Aboriginal Art gets a show in New York City that attracted Melik Kaylan. His review in the Wall Street Journal captures the fascination and frustration Westerners feel with this compelling body of work:
How to look at Aboriginal painting? If we knew nothing else, the sheer joyous vitality of the images themselves—with their dot-pattern chiaroscuros, elemental colors and buzzing lines—would amply satisfy the eye. But as the exhibition shows us, there’s a great deal more to know, a host of backstories that deepen and illuminate our sense of the art—and often leave us baffled by its mysteries. The paintings themselves are full of embedded narratives connected to the Dreaming, the Aboriginal genesis mythology—itself a series of disparate narratives, as most genesis mythologies are.

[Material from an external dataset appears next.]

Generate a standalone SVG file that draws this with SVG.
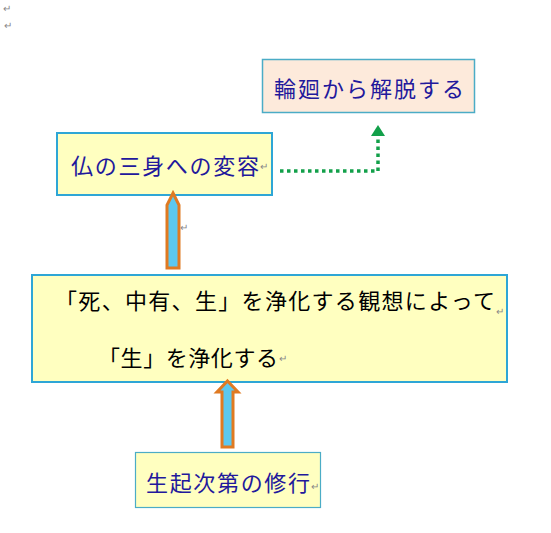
<svg xmlns="http://www.w3.org/2000/svg" width="551" height="533" viewBox="0 0 551 533">
<style>
text{font-family:"Noto Sans CJK JP","Noto Sans",sans-serif}
.t{font-size:22px;fill:#22189c}
.k{font-size:22px;fill:#000}
.m{font-size:10px;fill:#888}
.arr{fill:#5cc8ef;stroke:#e07a22;stroke-width:3;stroke-linejoin:miter}
</style>
<rect width="551" height="533" fill="#fff"/>
<text class="m" x="3" y="12">↵</text>
<text class="m" x="4" y="29">↵</text>
<g id="n1">
<rect x="262.5" y="59.5" width="212" height="53" fill="#fdeadb" stroke="#4bacc6" stroke-width="1.5"/>
<text class="t" x="274" y="97" textLength="190" lengthAdjust="spacing">輪廻から解脱する</text>
</g>
<g id="n2">
<rect x="57" y="133" width="215" height="62" fill="#ffffc0" stroke="#2ea6d6" stroke-width="2"/>
<text class="t" x="71" y="174" textLength="188" lengthAdjust="spacing">仏の三身への変容</text>
<text class="m" x="260" y="170">↵</text>
</g>
<g id="n3">
<rect x="32" y="275" width="475" height="107" fill="#ffffc0" stroke="#2ea6d6" stroke-width="2"/>
<text class="k" x="55" y="309" textLength="440" lengthAdjust="spacing">「死、中有、生」を浄化する観想によって</text>
<text class="m" x="496" y="315">↵</text>
<text class="k" x="98" y="366" textLength="180" lengthAdjust="spacing">「生」を浄化する</text>
<text class="m" x="279" y="362">↵</text>
</g>
<g id="n4">
<rect x="135.5" y="452.5" width="185" height="55" fill="#ffffc0" stroke="#4bacc6" stroke-width="1.2"/>
<text class="t" x="146" y="491" textLength="164" lengthAdjust="spacing">生起次第の修行</text>
<text class="m" x="311" y="490">↵</text>
</g>
<g id="connectors">
<polyline points="280,171 378,171 378,136" fill="none" stroke="#12a04a" stroke-width="3.5" stroke-dasharray="3.5,3.5"/>
<polygon points="378,125 385,136 371,136" fill="#12a04a"/>
<polygon class="arr" points="173,193 179,205 179,268 167,268 167,205"/>
<text class="m" x="180" y="231">↵</text>
<polygon class="arr" points="227.5,381 238,392 233,392 233,447 222,447 222,392 217,392"/>
</g>
</svg>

In looking at Aboriginal art, we are, after all, looking back at our species in a more primitive state, though it sounds politically incorrect to say so. The asymmetries between the sexes, the guarding of male power with secrecy, the tribally enforced segregation and the like should not detract from our enjoyment of the art. Such things do present a painful quandary to strict multiculturalists who would like all genders and cultures to be interchangeably equal when, alas, many of their favored subcultures don’t see things that way. But for the rest of us, the show offers a chance to enjoy a glimpse of how, eons ago, in an ancient landscape, our species was able to find patterns of beauty in nature.